• Direction:
Exactly repeat the material, dropping every picture from the copy.

——————————

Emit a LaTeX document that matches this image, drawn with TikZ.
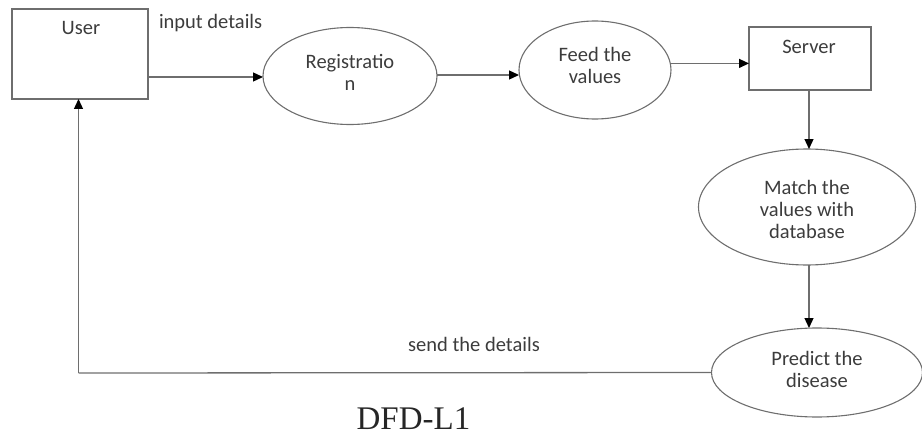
\documentclass[tikz,border=0pt]{standalone}
\usepackage{fontspec}
\setmainfont{Carlito}
\newfontfamily\captionserif{Liberation Serif}
\usetikzlibrary{arrows.meta,shapes.geometric}
\definecolor{edge}{RGB}{110,110,110}
\definecolor{ink}{RGB}{60,60,60}
\begin{document}
\begin{tikzpicture}[x=1pt,y=-1pt,
  every node/.style={inner sep=0pt, outer sep=0pt},
  entity/.style={draw=edge, line width=1.3pt, rectangle},
  proc/.style={draw=edge, line width=1.1pt, ellipse},
  lbl/.style={text=ink, font=\fontsize{20.5}{22}\selectfont, align=center},
  flow/.style={draw=edge, line width=1.3pt, -{Triangle[length=10pt,width=9pt,color=black]}},
  link/.style={draw=edge, line width=1.3pt}]
\useasboundingbox (0,0) rectangle (922,436);

% external entities and data stores
\node[entity, minimum width=136pt, minimum height=90pt] (user) at (80,54) {};
\node[lbl] (usertxt) at (81,28) {User};
\node[entity, minimum width=122pt, minimum height=63pt] (server) at (810,58.5) {};
\node[lbl] (servertxt) at (809,47) {Server};

% processes
\node[proc, minimum width=174pt, minimum height=97pt] (reg) at (350,76) {};
\node[lbl] (regtxt) at (350,72) {Registratio\\n};
\node[proc, minimum width=152pt, minimum height=98pt] (feed) at (595,70) {};
\node[lbl] (feedtxt) at (595,65) {Feed the\\values};
\node[proc, minimum width=217pt, minimum height=116pt] (match) at (807,207) {};
\node[lbl] (matchtxt) at (807,209) {Match the\\values with\\database};
\node[proc, minimum width=211pt, minimum height=89pt] (pred) at (817,372.5) {};
\node[lbl] (predtxt) at (817,369) {Predict the\\disease};

% flow labels
\node[lbl, anchor=west] (inlbl) at (159,23) {input details};
\node[lbl] (sendlbl) at (474,344) {send the details};
\node[font=\captionserif\fontsize{33}{36}\selectfont, text=black!85] (title) at (413.5,419) {DFD-L1};

% data flows
\draw[flow] (user.east |- 0,77) -- (reg.west |- 0,77);
\draw[flow] (reg.east |- 0,75) -- (feed.west |- 0,75);
\draw[flow] (feed.5) -- (feed.5 -| server.west);
\draw[flow] (server.south -| 809,0) -- (match.north -| 809,0);
\draw[flow] (match.south -| 809,0) -- (pred.north -| 809,0);
\coordinate (corner) at (78.5,373);
\draw[link] (pred.west) -- (corner);
\draw[flow] (corner) -- (corner |- user.south);
\end{tikzpicture}
\end{document}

——————————

• Output of the exercise:
Emit a LaTeX document that matches this image, drawn with TikZ.
\documentclass[tikz,border=0pt]{standalone}
\usepackage{fontspec}
\setmainfont{Carlito}
\newfontfamily\captionserif{Liberation Serif}
\usetikzlibrary{arrows.meta,shapes.geometric}
\definecolor{edge}{RGB}{110,110,110}
\definecolor{ink}{RGB}{60,60,60}
\begin{document}
\begin{tikzpicture}[x=1pt,y=-1pt,
  every node/.style={inner sep=0pt, outer sep=0pt},
  entity/.style={draw=edge, line width=1.3pt, rectangle},
  proc/.style={draw=edge, line width=1.1pt, ellipse},
  lbl/.style={text=ink, font=\fontsize{20.5}{22}\selectfont, align=center},
  flow/.style={draw=edge, line width=1.3pt, -{Triangle[length=10pt,width=9pt,color=black]}},
  link/.style={draw=edge, line width=1.3pt}]
\useasboundingbox (0,0) rectangle (922,436);

% external entities and data stores
\node[entity, minimum width=136pt, minimum height=90pt] (user) at (80,54) {};
\node[lbl] (usertxt) at (81,28) {User};
\node[entity, minimum width=122pt, minimum height=63pt] (server) at (810,58.5) {};
\node[lbl] (servertxt) at (809,47) {Server};

% processes
\node[proc, minimum width=174pt, minimum height=97pt] (reg) at (350,76) {};
\node[lbl] (regtxt) at (350,72) {Registratio\\n};
\node[proc, minimum width=152pt, minimum height=98pt] (feed) at (595,70) {};
\node[lbl] (feedtxt) at (595,65) {Feed the\\values};
\node[proc, minimum width=217pt, minimum height=116pt] (match) at (807,207) {};
\node[lbl] (matchtxt) at (807,209) {Match the\\values with\\database};
\node[proc, minimum width=211pt, minimum height=89pt] (pred) at (817,372.5) {};
\node[lbl] (predtxt) at (817,369) {Predict the\\disease};

% flow labels
\node[lbl, anchor=west] (inlbl) at (159,23) {input details};
\node[lbl] (sendlbl) at (474,344) {send the details};
\node[font=\captionserif\fontsize{33}{36}\selectfont, text=black!85] (title) at (413.5,419) {DFD-L1};

% data flows
\draw[flow] (user.east |- 0,77) -- (reg.west |- 0,77);
\draw[flow] (reg.east |- 0,75) -- (feed.west |- 0,75);
\draw[flow] (feed.5) -- (feed.5 -| server.west);
\draw[flow] (server.south -| 809,0) -- (match.north -| 809,0);
\draw[flow] (match.south -| 809,0) -- (pred.north -| 809,0);
\coordinate (corner) at (78.5,373);
\draw[link] (pred.west) -- (corner);
\draw[flow] (corner) -- (corner |- user.south);
\end{tikzpicture}
\end{document}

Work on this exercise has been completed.